Koshiro Shimada of Japan was engaged and committed to the choreography in his routine to “Adios” by Benjamin Clementine. The skater, coached by Stephane Lambiel, stepped out of a triple Axel, but showed a good triple Luz-triple toe and triple flip as well as two level 4 spins. He sits in fourth with 73.97 points.
“I was able to perform today without getting too nervous,” said the JGP Linz silver medalist. “I made a mistake on my triple Axel, however, I was able to continue my performance and finished it well. Tomorrow I would like to show everyone my skating skills and all what I have as a skater.”
“This experience in the Grand Prix Final as a junior will be something that will help me get to the senior Grand Prix Final in the future,” added the 17-year-old.
“It will take a long time for me to reach to my coach’s level and to even mention his name seems too out of reach for me at the moment,” he responded when asked about being coached by two-time World Champion Stephane Lambiel.
France’s Adam Siao Him Fa showed passion in his routine to music from Two Steps from Hell in which he earned a level 4 on footwork, but the 17-year-old struggled on his jumps to finish fifth with 66.48 points.
“I am very happy to participate,” said the skater on being the first French male participating a Grand Prix Final in a long time. “It’s a ‘top’ event and I was even maybe overexcited to be here.”
“It (performance) did not go super well,” said the student of Brian Joubert and Cornelia Paquier. “I still have a little bit of work to do on my mental performance because I was overexcited. I have to settle down [in order to get ready for tomorrow].
USA’s Tomoki Hiwatashi popped a triple Axel and struggled with the landing of a triple Lutz-double toe and is currently in sixth (62.48).
“I mean I was back a few months ago for the Junior Grand Prix for the fourth one (season),” said the 18-year-old. “This time I was a little nervous, a little bit anxious.
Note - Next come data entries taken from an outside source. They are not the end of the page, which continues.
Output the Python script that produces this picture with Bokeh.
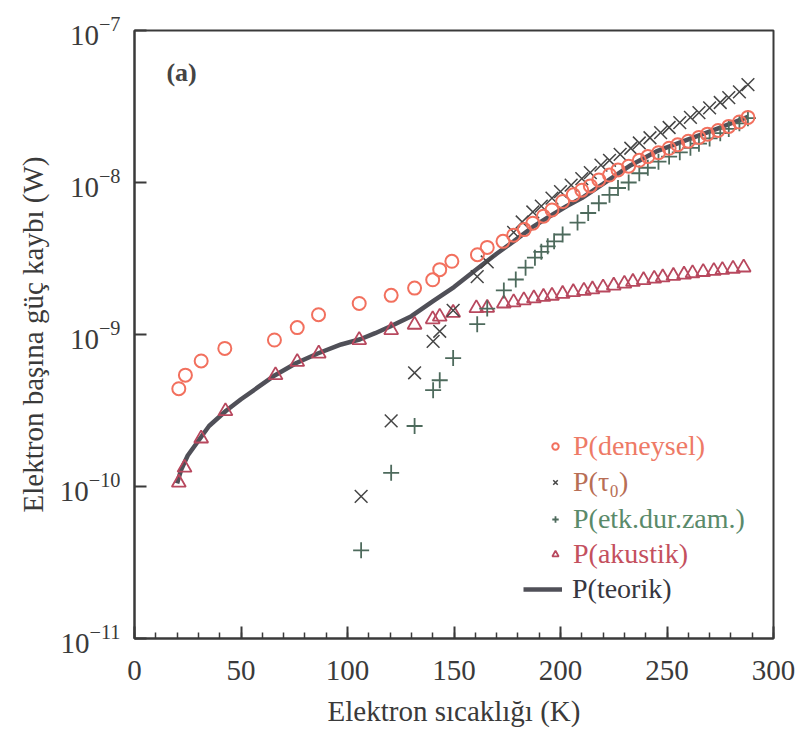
from bokeh.plotting import figure
from bokeh.models import Range1d, Legend, LegendItem, Label, ColumnDataSource
from bokeh.embed import file_html
from bokeh.resources import INLINE

# ---------------- data ----------------
deneysel_T = [20.8, 23.9, 31.3, 42.4, 65.7, 76.4, 86.4, 105.5, 120.5, 131.5, 140.0, 143.3,
              149.0, 161.0, 165.6, 173.0, 178.0, 183.0, 187.0, 192.0, 196.0, 201.0, 206.0,
              210.0, 214.0, 218.0, 223.0, 227.0, 232.0, 237.0, 241.0, 246.0, 251.0, 255.0,
              260.0, 265.0, 269.0, 274.0, 279.0, 284.0, 288.0]
deneysel_P = [4.4e-10, 5.4e-10, 6.7e-10, 8.1e-10, 9.2e-10, 1.11e-9, 1.35e-9, 1.6e-9, 1.81e-9,
              2.02e-9, 2.29e-9, 2.67e-9, 3.03e-9, 3.35e-9, 3.74e-9, 4.1e-9, 4.5e-9, 4.9e-9,
              5.4e-9, 6.0e-9, 6.6e-9, 7.5e-9, 8.3e-9, 8.9e-9, 9.5e-9, 1.04e-8, 1.12e-8,
              1.21e-8, 1.28e-8, 1.40e-8, 1.48e-8, 1.57e-8, 1.68e-8, 1.77e-8, 1.87e-8,
              1.98e-8, 2.08e-8, 2.20e-8, 2.34e-8, 2.50e-8, 2.68e-8]

tau0_T = [106.4, 120.5, 131.5, 140.2, 143.3, 149.6, 160.9, 165.6, 178.0, 182.0, 187.0, 191.0,
          196.0, 200.0, 205.0, 210.0, 214.0, 219.0, 223.0, 228.0, 233.0, 237.0, 242.0, 247.0,
          251.0, 256.0, 261.0, 265.0, 270.0, 275.0, 279.0, 284.0, 288.0]
tau0_P = [8.6e-11, 2.7e-10, 5.6e-10, 9.0e-10, 1.05e-9, 1.44e-9, 2.4e-9, 3.0e-9, 4.7e-9, 5.5e-9,
          6.4e-9, 7.0e-9, 7.9e-9, 8.7e-9, 9.6e-9, 1.06e-8, 1.16e-8, 1.30e-8, 1.40e-8, 1.53e-8,
          1.68e-8, 1.82e-8, 1.97e-8, 2.13e-8, 2.30e-8, 2.48e-8, 2.68e-8, 2.88e-8, 3.10e-8,
          3.36e-8, 3.62e-8, 3.95e-8, 4.40e-8]

etk_T = [106.4, 120.5, 131.5, 140.2, 143.3, 149.6, 160.9, 165.6, 173.4, 179.0, 183.6, 188.0,
         191.0, 194.0, 197.0, 201.0, 208.0, 213.0, 218.0, 223.0, 227.0, 232.0, 237.0, 241.0,
         246.0, 251.0, 256.0, 261.0, 265.0, 270.0, 275.0, 279.0, 284.0, 288.0]
etk_P = [3.8e-11, 1.23e-10, 2.5e-10, 4.3e-10, 5.0e-10, 7.0e-10, 1.17e-9, 1.48e-9, 1.95e-9,
         2.3e-9, 2.75e-9, 3.2e-9, 3.5e-9, 3.8e-9, 4.1e-9, 4.55e-9, 5.45e-9, 6.3e-9, 7.3e-9,
         8.3e-9, 9.2e-9, 1.0e-8, 1.15e-8, 1.25e-8, 1.37e-8, 1.48e-8, 1.58e-8, 1.69e-8,
         1.80e-8, 1.95e-8, 2.11e-8, 2.25e-8, 2.45e-8, 2.65e-8]

akustik_T = [20.8, 23.5, 31.3, 42.7, 66.2, 76.4, 86.5, 105.5, 120.5, 131.5, 140.0, 143.3,
             149.6, 160.5, 165.6, 173.4, 178.0, 182.8, 187.5, 192.0, 196.0, 201.0, 206.0,
             211.0, 215.0, 220.0, 225.0, 230.0, 234.0, 239.0, 244.0, 248.0, 253.0, 258.0,
             262.0, 267.0, 272.0, 276.0, 281.0, 286.0]
akustik_P = [1.06e-10, 1.33e-10, 2.07e-10, 3.13e-10, 5.4e-10, 6.6e-10, 7.5e-10, 9.2e-10,
             1.07e-9, 1.16e-9, 1.26e-9, 1.31e-9, 1.39e-9, 1.49e-9, 1.5e-9, 1.6e-9, 1.63e-9,
             1.68e-9, 1.73e-9, 1.77e-9, 1.80e-9, 1.85e-9, 1.90e-9, 1.94e-9, 1.98e-9, 2.04e-9,
             2.10e-9, 2.16e-9, 2.22e-9, 2.28e-9, 2.33e-9, 2.38e-9, 2.43e-9, 2.48e-9, 2.53e-9,
             2.58e-9, 2.62e-9, 2.66e-9, 2.71e-9, 2.76e-9]

teorik_T = [20, 22, 25, 30, 35, 43, 50, 58, 66, 76, 86, 97, 106, 113, 120, 130, 140, 150, 160,
            170, 178, 187, 195, 203, 210, 220, 233, 245, 260, 275, 288]
teorik_P = [1.05e-10, 1.3e-10, 1.6e-10, 2.0e-10, 2.5e-10, 3.15e-10, 3.75e-10, 4.5e-10, 5.4e-10,
            6.5e-10, 7.5e-10, 8.6e-10, 9.3e-10, 1.02e-9, 1.13e-9, 1.32e-9, 1.65e-9, 2.05e-9,
            2.65e-9, 3.4e-9, 4.1e-9, 5.1e-9, 6.0e-9, 7.0e-9, 7.9e-9, 9.8e-9, 1.3e-8, 1.6e-8,
            1.92e-8, 2.3e-8, 2.7e-8]

labels = ["P(deneysel)", "P(τ₀)", "P(etk.dur.zam.)", "P(akustik)", "P(teorik)"]
x_label = "Elektron sıcaklığı (K)"
y_label = "Elektron başına güç kaybı (W)"
panel_tag = "(a)"

FONT = "'Liberation Serif', 'Times New Roman', serif"
AXC = "#3a3a3a"

p = figure(width=802, height=738, y_axis_type="log",
           x_range=Range1d(0, 300), y_range=Range1d(1e-11, 1e-7),
           output_backend="svg", toolbar_location=None,
           min_border_left=134, min_border_right=29, min_border_top=30, min_border_bottom=100)
p.background_fill_color = "white"
p.border_fill_color = "white"
p.grid.visible = False
p.outline_line_color = AXC
p.outline_line_width = 2

for ax in (p.xaxis[0], p.yaxis[0]):
    ax.axis_line_color = AXC
    ax.axis_line_width = 2
    ax.major_tick_line_color = AXC
    ax.major_tick_line_width = 2
    ax.major_tick_in = 12
    ax.major_tick_out = 0
    ax.minor_tick_in = 6
    ax.minor_tick_out = 0
    ax.minor_tick_line_color = AXC
    ax.minor_tick_line_width = 1.5
    ax.major_label_text_font = FONT
    ax.major_label_text_font_size = "29px"
    ax.major_label_text_color = AXC
    ax.axis_label_text_font = FONT
    ax.axis_label_text_font_size = "29px"
    ax.axis_label_text_font_style = "normal"
    ax.axis_label_text_color = AXC

p.xaxis.axis_label = x_label
p.yaxis.axis_label = y_label
p.xaxis.ticker.desired_num_ticks = 6
p.xaxis.ticker.num_minor_ticks = 5
p.xaxis.major_label_standoff = 22
p.xaxis.axis_label_standoff = 12
p.yaxis.minor_tick_line_color = None
p.yaxis.major_label_standoff = 14
p.yaxis.axis_label_standoff = 8

teo = ColumnDataSource(dict(x=teorik_T, y=teorik_P))
r_teo = p.line("x", "y", source=teo, line_color="#505058", line_width=4.5)

r_ak = p.scatter(akustik_T, akustik_P, marker="triangle", size=14, fill_color=None,
                 line_color="#b8485e", line_width=1.8)
r_etk = p.scatter(etk_T, etk_P, marker="cross", size=16, line_color="#4d6a5c", line_width=1.8)
r_tau = p.scatter(tau0_T, tau0_P, marker="x", size=18, line_color="#454545", line_width=1.5)
r_den = p.scatter(deneysel_T, deneysel_P, marker="circle", size=13, fill_color=None,
                  line_color="#f2705e", line_width=2)

p.add_layout(Label(x=15, y=5.3e-8, text=panel_tag, text_font=FONT, text_font_size="26px",
                   text_font_style="bold", text_color="#444444", text_baseline="middle"))

legend_specs = [
    (labels[0], r_den, "#ee7a66", (413, 176), 16),
    (labels[1], r_tau, "#b86e55", (413, 140), 16),
    (labels[2], r_etk, "#5a8a6a", (413, 103), 16),
    (labels[3], r_ak, "#c4505e", (413, 68), 16),
    (labels[4], r_teo, "#363640", (389, 33), 39),
]
for lab, rend, col, loc, gw in legend_specs:
    leg = Legend(items=[LegendItem(label=lab, renderers=[rend])], location=loc,
                 glyph_width=gw, glyph_height=30, label_height=30, label_standoff=10,
                 padding=0, margin=0, spacing=0, border_line_color=None,
                 background_fill_alpha=0, label_text_font=FONT, label_text_font_size="28px",
                 label_text_color=col)
    p.add_layout(leg)

open("out.html", "w").write(file_html(p, INLINE))
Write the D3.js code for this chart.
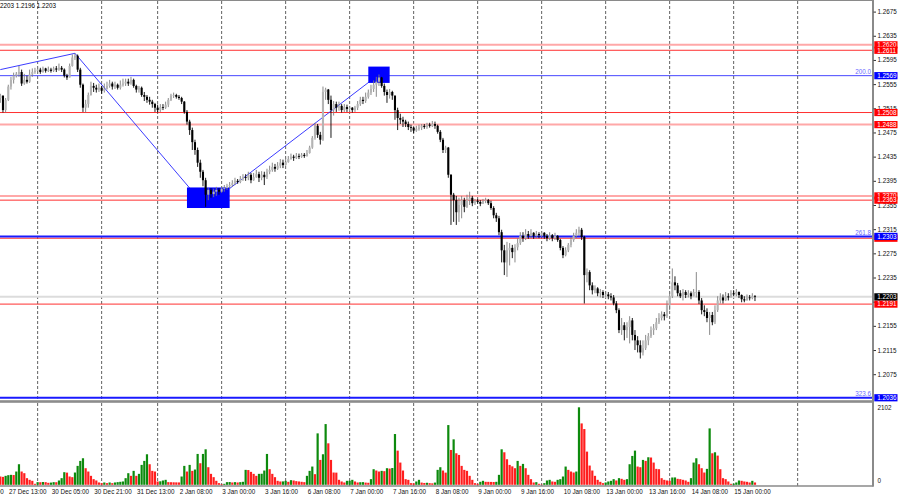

I am not too excited about this, what I did, but I will try my best on tomorrow, and see how it goes.”
I have never actually competed against these top skaters in Juniors, and it is also my first time in the Final so that might have gotten to me,” confessed the skater who trains in Colorado Springs, Colo., under Christine Krall and Damon Allen. “That might have made me feel a little bit anxious, but I mean it is not an excuse.”